3. Stale Refs Without Proper Cleanup

Refs can help escape closure—but only if you keep them up to date:

const countRef = useRef(count);
useEffect(() => {
  countRef.current = count; // ✅ Keep ref synced
}, [count]);
 
useEffect(() => {
  const id = setInterval(() => {
    console.log('Live count:', countRef.current); // ✅ Always current
  }, 1000);
  return () => clearInterval(id);
}, []);

Without the syncing effect, countRef.current would remain stuck at its initial value.

Detecting Stale Dependencies: ESLint to the Rescue

The eslint-plugin-react-hooks rule exhaustive-deps is your first line of defense. It warns when values used in an effect aren’t declared in the dependency array.

Enable it in .eslintrc.cjs:

module.exports = {
  plugins: ['react-hooks'],
  rules: {
    'react-hooks/exhaustive-deps': 'warn',
  },
};

It catches obvious cases like:

useEffect(() => {
  console.log(name); // ⚠️ 'name' is not in the dependency array
}, []); // ESLint will flag this

But ESLint can’t catch logical staleness—like using a function that itself closes over stale values. That’s where React DevTools comes in.

Debugging With React DevTools: The “Why Did This Render?” Secret

React DevTools’ “Highlight Updates” and “Render Count” features expose staleness indirectly—but the real superpower is the “Why did this render?” tooltip.

Here’s how to use it:

1. Open DevTools → Components tab
2. Click the gear icon → Enable Highlight updates when components render
3. Trigger a state/prop change that should update your effect—but doesn’t
4. Hover over the component name → click the “ℹ️” icon → select Why did this render?

If your effect depends on userId but userId changed and the effect didn’t re-run, DevTools will show:

“Effect wasn’t re-run because userId is missing from its dependency array.”

More subtly: if you see repeated renders without your effect firing, suspect stale closures.

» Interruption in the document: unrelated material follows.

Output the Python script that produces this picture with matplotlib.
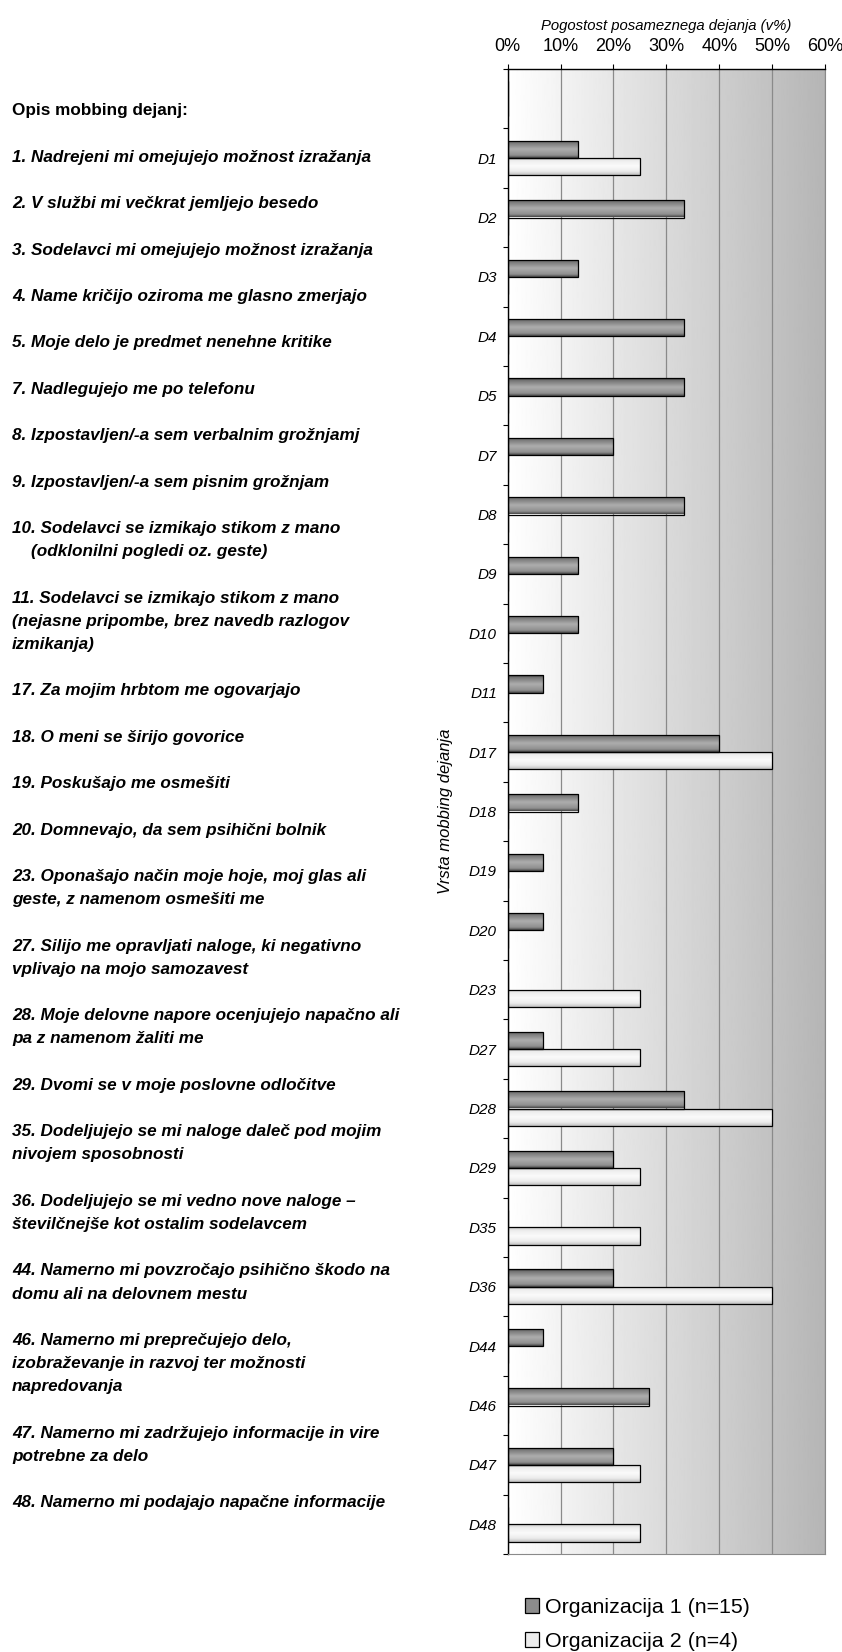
import matplotlib.pyplot as plt
import numpy as np
from matplotlib.patches import Patch

plt.rcParams['font.family'] = ['Liberation Sans', 'DejaVu Sans']

categories = ["", "D1", "D2", "D3", "D4", "D5", "D7", "D8", "D9", "D10", "D11",
              "D17", "D18", "D19", "D20", "D23", "D27", "D28", "D29", "D35",
              "D36", "D44", "D46", "D47", "D48"]
org1 = [0, 13.3, 33.3, 13.3, 33.3, 33.3, 20, 33.3, 13.3, 13.3, 6.7,
        40, 13.3, 6.7, 6.7, 0, 6.7, 33.3, 20, 0,
        20, 6.7, 26.7, 20, 0]
org2 = [0, 25, 0, 0, 0, 0, 0, 0, 0, 0, 0,
        50, 0, 0, 0, 25, 25, 50, 25, 25,
        50, 0, 0, 25, 25]
series_names = ["Organizacija 1 (n=15)", "Organizacija 2 (n=4)"]
x_ticks = [0, 10, 20, 30, 40, 50, 60]

desc_lines = [
    "Opis mobbing dejanj:", "",
    "1. Nadrejeni mi omejujejo možnost izražanja", "",
    "2. V službi mi večkrat jemljejo besedo", "",
    "3. Sodelavci mi omejujejo možnost izražanja", "",
    "4. Name kričijo oziroma me glasno zmerjajo", "",
    "5. Moje delo je predmet nenehne kritike", "",
    "7. Nadlegujejo me po telefonu", "",
    "8. Izpostavljen/-a sem verbalnim grožnjamj", "",
    "9. Izpostavljen/-a sem pisnim grožnjam", "",
    "10. Sodelavci se izmikajo stikom z mano",
    "    (odklonilni pogledi oz. geste)", "",
    "11. Sodelavci se izmikajo stikom z mano",
    "(nejasne pripombe, brez navedb razlogov",
    "izmikanja)", "",
    "17. Za mojim hrbtom me ogovarjajo", "",
    "18. O meni se širijo govorice", "",
    "19. Poskušajo me osmešiti", "",
    "20. Domnevajo, da sem psihični bolnik", "",
    "23. Oponašajo način moje hoje, moj glas ali",
    "geste, z namenom osmešiti me", "",
    "27. Silijo me opravljati naloge, ki negativno",
    "vplivajo na mojo samozavest", "",
    "28. Moje delovne napore ocenjujejo napačno ali",
    "pa z namenom žaliti me", "",
    "29. Dvomi se v moje poslovne odločitve", "",
    "35. Dodeljujejo se mi naloge daleč pod mojim",
    "nivojem sposobnosti", "",
    "36. Dodeljujejo se mi vedno nove naloge –",
    "številčnejše kot ostalim sodelavcem", "",
    "44. Namerno mi povzročajo psihično škodo na",
    "domu ali na delovnem mestu", "",
    "46. Namerno mi preprečujejo delo,",
    "izobraževanje in razvoj ter možnosti",
    "napredovanja", "",
    "47. Namerno mi zadržujejo informacije in vire",
    "potrebne za delo", "",
    "48. Namerno mi podajajo napačne informacije",
]

W, H = 842, 1652
fig = plt.figure(figsize=(W / 100, H / 100), dpi=100)
ax = fig.add_axes([507.7 / W, 98 / H, 317.3 / W, 1485 / H])

y = np.arange(len(categories))
h = 0.29
n = len(categories)

# background gradient
bg = np.linspace(1.0, 0.71, 256).reshape(1, -1)
ax.imshow(bg, extent=[0, 60, n - 0.5, -0.5], aspect='auto', cmap='gray',
          vmin=0, vmax=1, zorder=0, interpolation='bilinear')

b1 = ax.barh(y - h / 2, org1, height=h, facecolor='none', edgecolor='black',
             linewidth=0.9, zorder=3)
b2 = ax.barh(y + h / 2, org2, height=h, facecolor='none', edgecolor='black',
             linewidth=0.9, zorder=3)

t = np.linspace(0, 1, 64)
prof1 = np.interp(t, [0, 0.12, 0.5, 0.85, 1], [0.2, 0.45, 0.68, 0.56, 0.28])
prof2 = np.interp(t, [0, 0.2, 0.5, 0.8, 1], [0.78, 0.93, 0.98, 0.92, 0.75])


def shade(bars, prof):
    for b in bars:
        if b.get_width() <= 0:
            continue
        x0, y0 = b.get_x(), b.get_y()
        im = ax.imshow(prof.reshape(-1, 1),
                       extent=[x0, x0 + b.get_width(), y0 + b.get_height(), y0],
                       aspect='auto', cmap='gray', vmin=0, vmax=1,
                       zorder=2.5, interpolation='bilinear')
        im.set_clip_path(b)


shade(b1, prof1)
shade(b2, prof2)

ax.set_xlim(0, 60)
ax.set_ylim(n - 0.5, -0.5)

ax.xaxis.tick_top()
ax.xaxis.set_label_position('top')
ax.set_xticks(x_ticks)
ax.set_xticklabels([f"{v}%" for v in x_ticks], fontsize=13)
ax.tick_params(axis='x', length=3.8, width=0.8, pad=6.2)
ax.set_xlabel("Pogostost posameznega dejanja (v%)", fontsize=10.7,
              fontstyle='italic', labelpad=6)

ax.set_yticks(y)
ax.set_yticklabels(categories, fontsize=11, fontstyle='italic')
ax.set_yticks(np.arange(-0.5, n, 1), minor=True)
ax.tick_params(axis='y', which='major', length=0, pad=7.7)
ax.tick_params(axis='y', which='minor', length=3.6, width=0.8)
ax.set_ylabel("Vrsta mobbing dejanja", fontsize=12, fontstyle='italic')
ax.yaxis.set_label_coords(-0.172, 0.5)

ax.set_axisbelow(True)
ax.grid(axis='x', color='#8a8a8a', linewidth=0.9)
ax.spines['right'].set_color('#8a8a8a')
ax.spines['bottom'].set_color('#8a8a8a')
ax.spines['left'].set_linewidth(1.0)
ax.spines['top'].set_linewidth(1.0)

for i, line in enumerate(desc_lines):
    if not line:
        continue
    ypix = 111 + i * 23.2
    style = 'normal' if i == 0 else 'italic'
    fig.text(12 / W, 1 - ypix / H, line, fontsize=12.3, fontweight='bold',
             fontstyle=style, va='center')

handles = [Patch(facecolor='#8c8c8c', edgecolor='black', linewidth=0.9),
           Patch(facecolor='#ececec', edgecolor='black', linewidth=0.9)]
fig.legend(handles, series_names, loc='upper left',
           bbox_to_anchor=(525 / W, 1 - 1598 / H), frameon=False,
           fontsize=15.4, handlelength=0.65, handleheight=0.65,
           handletextpad=0.3, labelspacing=0.7, borderpad=0, borderaxespad=0)

fig.savefig("out.png", dpi=100)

You can also add debug logs inside the effect to confirm staleness:

useEffect(() => {
  console.log('[Effect] userId:', userId, 'count:', count, 'timestamp:', Date.now());
  // …
}, [userId]); // Now you’ll see when it *does* run—and what it sees

Fixing the Problem: Patterns That Scale

✅ Prefer useCallback for Stable Functions

const fetchUser = useCallback(() => {
  return fetch(`/api/users/${userId}`).then(r => r.json());
}, [userId]);
 
useEffect(() => {
  fetchUser().then(setUser);
}, [fetchUser]); // ✅ Now effect re-runs when fetchUser changes

✅ Use Functional Updates for State-Dependent Logic

Instead of reading count directly, use the functional form of setState:

useEffect(() => {
  const id = setInterval(() => {
    setCount(prev => {
      console.log('Updating from:', prev); // ✅ Always current
      return prev + 1;
    });
  }, 1000);
  return () => clearInterval(id);
}, []);

✅ Leverage useRef + Sync Effect for Complex Cases

When you truly need a mutable value that stays in sync across renders:

const userIdRef = useRef(userId);
useEffect(() => {
  userIdRef.current = userId;
}, [userId]);
 
useEffect(() => {
  const handler = () => {
    console.log('Handling for:', userIdRef.current); // ✅ Always fresh
  };
  window.addEventListener('custom-event', handler);
  return () => window.removeEventListener('custom-event', handler);
}, []);

✅ Consider useSyncExternalStore for External Stores (React 18+)

For subscriptions to external state (e.g., Zustand, Redux), prefer useSyncExternalStore over useEffect—it’s designed to avoid staleness by design.

When [] Is Actually Safe

Not all [] usage is dangerous. It’s safe when:

• You only use values that never change (e.g., DOM refs, stable callbacks from useCallback, constants)
• You only perform side effects that don’t depend on props/state (e.g., addEventListener on window, setTimeout with hardcoded values)
• You explicitly opt into staleness by design (e.g., analytics page-view tracking on mount only)

Example of safe []:

useEffect(() => {
  const handleKeyDown = (e: KeyboardEvent) => {
    if (e.key === 'Escape') closeModal();
  };
  window.addEventListener('keydown', handleKeyDown);
  return () => window.removeEventListener('keydown', handleKeyDown);
}, []); // ✅ Safe: closeModal is stable, no props/state read

Final Thought: Trust the Linter, Verify With DevTools, Design for Freshness

The empty dependency array isn’t evil—it’s a sharp tool. Its danger lies in misalignment between developer intent and JavaScript reality. By combining ESLint’s static analysis, React DevTools’ runtime insight, and deliberate patterns like useCallback, functional updates, and ref synchronization, you turn [] from a footgun into a precise instrument.

Next time you type [], pause. Ask: What values does this effect actually need—and are they guaranteed to be fresh? If the answer isn’t a confident “yes,” reach for the right tool—not just the shortest syntax.

Because in React, the most expensive bug isn’t the one that crashes your app. It’s the one that works… until it doesn’t.